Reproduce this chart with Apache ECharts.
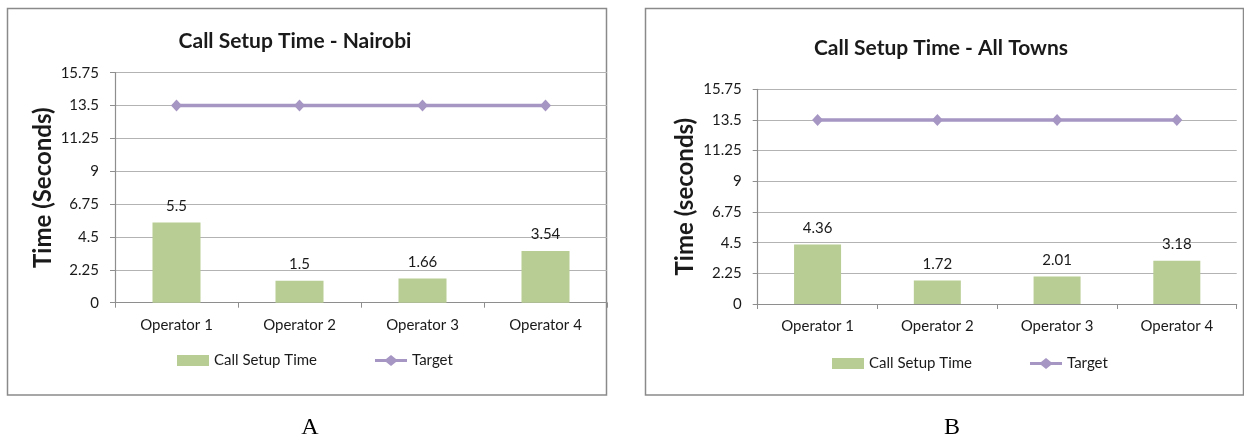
<!DOCTYPE html>
<html>
<head>
<meta charset="utf-8">
<script src="https://cdn.jsdelivr.net/npm/echarts@6/dist/echarts.min.js"></script>
<style>
  html, body { margin: 0; padding: 0; background: #ffffff; }
  #chart { width: 1244px; height: 438px; }
</style>
</head>
<body>
<div id="chart"></div>
<script>
// Call setup time per operator, with the common target line
const operators = ['Operator 1', 'Operator 2', 'Operator 3', 'Operator 4'];
const nairobiTimes = [5.5, 1.5, 1.66, 3.54];
const allTownsTimes = [4.36, 1.72, 2.01, 3.18];
const targetTimes = [13.5, 13.5, 13.5, 13.5];
const yMin = 0;
const yMax = 15.75;
const yStep = 2.25;
const panelTitles = ['Call Setup Time - Nairobi', 'Call Setup Time - All Towns'];
const axisNames = ['Time (Seconds)', 'Time (seconds)'];
const panelLetters = ['A', 'B'];

const FONT = 'Lato, "Open Sans", sans-serif';
const TEXT = '#1a1a1a';
const BAR = '#B8CD94';
const LINE = '#A696C3';
const GRID = '#B3B3B3';
const AXIS = '#8E8E8E';

// line with a diamond in the middle, for the legend entry of the target series
const LINE_DIAMOND_ICON = 'path://M0,4 L11,4 L16,0 L21,4 L32,4 L32,7 L21,7 L16,11 L11,7 L0,7 Z';

const grids = [
  { left: 115, top: 72.7, width: 492, height: 230 },
  { left: 757.7, top: 89.3, width: 479, height: 214.7 }
];

function xAxisFor(i) {
  return {
    type: 'category', gridIndex: i, data: operators,
    axisLine: { lineStyle: { color: AXIS, width: 1.2 } },
    axisTick: { show: true, length: 5, lineStyle: { color: AXIS } },
    axisLabel: { color: TEXT, fontFamily: FONT, fontSize: 15, margin: 15 }
  };
}
function yAxisFor(i, nameGap) {
  return {
    type: 'value', gridIndex: i, min: yMin, max: yMax, interval: yStep,
    name: axisNames[i], nameLocation: 'middle', nameRotate: 90, nameGap: nameGap,
    nameTextStyle: { color: TEXT, fontFamily: FONT, fontWeight: 'bold', fontSize: 24 },
    axisLine: { show: true, lineStyle: { color: AXIS, width: 1.2 } },
    axisTick: { show: true, length: 5, lineStyle: { color: AXIS } },
    axisLabel: { color: TEXT, fontFamily: FONT, fontSize: 15, margin: 16 },
    splitLine: { show: true, lineStyle: { color: GRID, width: 1.2 } }
  };
}
function barSeries(i, values, width) {
  return {
    name: 'Call Setup Time', type: 'bar', xAxisIndex: i, yAxisIndex: i,
    data: values, barWidth: width,
    itemStyle: { color: BAR },
    label: { show: true, position: 'top', distance: 9, color: TEXT, fontFamily: FONT, fontSize: 15 }
  };
}
function lineSeries(i) {
  return {
    name: 'Target', type: 'line', xAxisIndex: i, yAxisIndex: i,
    data: targetTimes, symbol: 'diamond', symbolSize: [11, 12],
    lineStyle: { color: LINE, width: 3.5 },
    itemStyle: { color: LINE }, z: 3
  };
}
function legendFor(left, top) {
  return {
    left: left, top: top, padding: 0, itemGap: 58, itemWidth: 32, itemHeight: 11,
    textStyle: { color: TEXT, fontFamily: FONT, fontSize: 15 },
    data: [{ name: 'Call Setup Time', icon: 'rect' }, { name: 'Target', icon: LINE_DIAMOND_ICON }]
  };
}

const chart = echarts.init(document.getElementById('chart'), null, { renderer: 'canvas' });
chart.setOption({
  backgroundColor: '#ffffff',
  animation: false,
  title: [
    { text: panelTitles[0], left: 295, top: 31, textAlign: 'center', padding: 0,
      textStyle: { color: TEXT, fontFamily: FONT, fontWeight: 'bold', fontSize: 21 } },
    { text: panelTitles[1], left: 941, top: 38, textAlign: 'center', padding: 0,
      textStyle: { color: TEXT, fontFamily: FONT, fontWeight: 'bold', fontSize: 21 } }
  ],
  legend: [legendFor(177, 353), legendFor(832, 356)],
  grid: grids,
  xAxis: [xAxisFor(0), xAxisFor(1)],
  yAxis: [yAxisFor(0, 60), yAxisFor(1, 60)],
  series: [
    barSeries(0, nairobiTimes, 48), lineSeries(0),
    barSeries(1, allTownsTimes, 47), lineSeries(1)
  ],
  graphic: [
    { type: 'rect', shape: { x: 7.5, y: 8.5, width: 599, height: 386.5 },
      style: { fill: null, stroke: '#8A8A8A', lineWidth: 1.5 }, z: -1 },
    { type: 'rect', shape: { x: 645.5, y: 8.5, width: 598, height: 386.5 },
      style: { fill: null, stroke: '#8A8A8A', lineWidth: 1.5 }, z: -1 },
    { type: 'text', x: 310, y: 428,
      style: { text: panelLetters[0], fill: '#000', font: '24px "Liberation Serif", serif',
               textAlign: 'center', textVerticalAlign: 'middle' } },
    { type: 'text', x: 952, y: 428,
      style: { text: panelLetters[1], fill: '#000', font: '24px "Liberation Serif", serif',
               textAlign: 'center', textVerticalAlign: 'middle' } }
  ]
});
</script>
</body>
</html>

++++++++++++++++++++

◆ Work required:
In the copy, include no pictures; restate the listing above exactly.

◆ Result:
Reproduce this chart with Apache ECharts.
<!DOCTYPE html>
<html>
<head>
<meta charset="utf-8">
<script src="https://cdn.jsdelivr.net/npm/echarts@6/dist/echarts.min.js"></script>
<style>
  html, body { margin: 0; padding: 0; background: #ffffff; }
  #chart { width: 1244px; height: 438px; }
</style>
</head>
<body>
<div id="chart"></div>
<script>
// Call setup time per operator, with the common target line
const operators = ['Operator 1', 'Operator 2', 'Operator 3', 'Operator 4'];
const nairobiTimes = [5.5, 1.5, 1.66, 3.54];
const allTownsTimes = [4.36, 1.72, 2.01, 3.18];
const targetTimes = [13.5, 13.5, 13.5, 13.5];
const yMin = 0;
const yMax = 15.75;
const yStep = 2.25;
const panelTitles = ['Call Setup Time - Nairobi', 'Call Setup Time - All Towns'];
const axisNames = ['Time (Seconds)', 'Time (seconds)'];
const panelLetters = ['A', 'B'];

const FONT = 'Lato, "Open Sans", sans-serif';
const TEXT = '#1a1a1a';
const BAR = '#B8CD94';
const LINE = '#A696C3';
const GRID = '#B3B3B3';
const AXIS = '#8E8E8E';

// line with a diamond in the middle, for the legend entry of the target series
const LINE_DIAMOND_ICON = 'path://M0,4 L11,4 L16,0 L21,4 L32,4 L32,7 L21,7 L16,11 L11,7 L0,7 Z';

const grids = [
  { left: 115, top: 72.7, width: 492, height: 230 },
  { left: 757.7, top: 89.3, width: 479, height: 214.7 }
];

function xAxisFor(i) {
  return {
    type: 'category', gridIndex: i, data: operators,
    axisLine: { lineStyle: { color: AXIS, width: 1.2 } },
    axisTick: { show: true, length: 5, lineStyle: { color: AXIS } },
    axisLabel: { color: TEXT, fontFamily: FONT, fontSize: 15, margin: 15 }
  };
}
function yAxisFor(i, nameGap) {
  return {
    type: 'value', gridIndex: i, min: yMin, max: yMax, interval: yStep,
    name: axisNames[i], nameLocation: 'middle', nameRotate: 90, nameGap: nameGap,
    nameTextStyle: { color: TEXT, fontFamily: FONT, fontWeight: 'bold', fontSize: 24 },
    axisLine: { show: true, lineStyle: { color: AXIS, width: 1.2 } },
    axisTick: { show: true, length: 5, lineStyle: { color: AXIS } },
    axisLabel: { color: TEXT, fontFamily: FONT, fontSize: 15, margin: 16 },
    splitLine: { show: true, lineStyle: { color: GRID, width: 1.2 } }
  };
}
function barSeries(i, values, width) {
  return {
    name: 'Call Setup Time', type: 'bar', xAxisIndex: i, yAxisIndex: i,
    data: values, barWidth: width,
    itemStyle: { color: BAR },
    label: { show: true, position: 'top', distance: 9, color: TEXT, fontFamily: FONT, fontSize: 15 }
  };
}
function lineSeries(i) {
  return {
    name: 'Target', type: 'line', xAxisIndex: i, yAxisIndex: i,
    data: targetTimes, symbol: 'diamond', symbolSize: [11, 12],
    lineStyle: { color: LINE, width: 3.5 },
    itemStyle: { color: LINE }, z: 3
  };
}
function legendFor(left, top) {
  return {
    left: left, top: top, padding: 0, itemGap: 58, itemWidth: 32, itemHeight: 11,
    textStyle: { color: TEXT, fontFamily: FONT, fontSize: 15 },
    data: [{ name: 'Call Setup Time', icon: 'rect' }, { name: 'Target', icon: LINE_DIAMOND_ICON }]
  };
}

const chart = echarts.init(document.getElementById('chart'), null, { renderer: 'canvas' });
chart.setOption({
  backgroundColor: '#ffffff',
  animation: false,
  title: [
    { text: panelTitles[0], left: 295, top: 31, textAlign: 'center', padding: 0,
      textStyle: { color: TEXT, fontFamily: FONT, fontWeight: 'bold', fontSize: 21 } },
    { text: panelTitles[1], left: 941, top: 38, textAlign: 'center', padding: 0,
      textStyle: { color: TEXT, fontFamily: FONT, fontWeight: 'bold', fontSize: 21 } }
  ],
  legend: [legendFor(177, 353), legendFor(832, 356)],
  grid: grids,
  xAxis: [xAxisFor(0), xAxisFor(1)],
  yAxis: [yAxisFor(0, 60), yAxisFor(1, 60)],
  series: [
    barSeries(0, nairobiTimes, 48), lineSeries(0),
    barSeries(1, allTownsTimes, 47), lineSeries(1)
  ],
  graphic: [
    { type: 'rect', shape: { x: 7.5, y: 8.5, width: 599, height: 386.5 },
      style: { fill: null, stroke: '#8A8A8A', lineWidth: 1.5 }, z: -1 },
    { type: 'rect', shape: { x: 645.5, y: 8.5, width: 598, height: 386.5 },
      style: { fill: null, stroke: '#8A8A8A', lineWidth: 1.5 }, z: -1 },
    { type: 'text', x: 310, y: 428,
      style: { text: panelLetters[0], fill: '#000', font: '24px "Liberation Serif", serif',
               textAlign: 'center', textVerticalAlign: 'middle' } },
    { type: 'text', x: 952, y: 428,
      style: { text: panelLetters[1], fill: '#000', font: '24px "Liberation Serif", serif',
               textAlign: 'center', textVerticalAlign: 'middle' } }
  ]
});
</script>
</body>
</html>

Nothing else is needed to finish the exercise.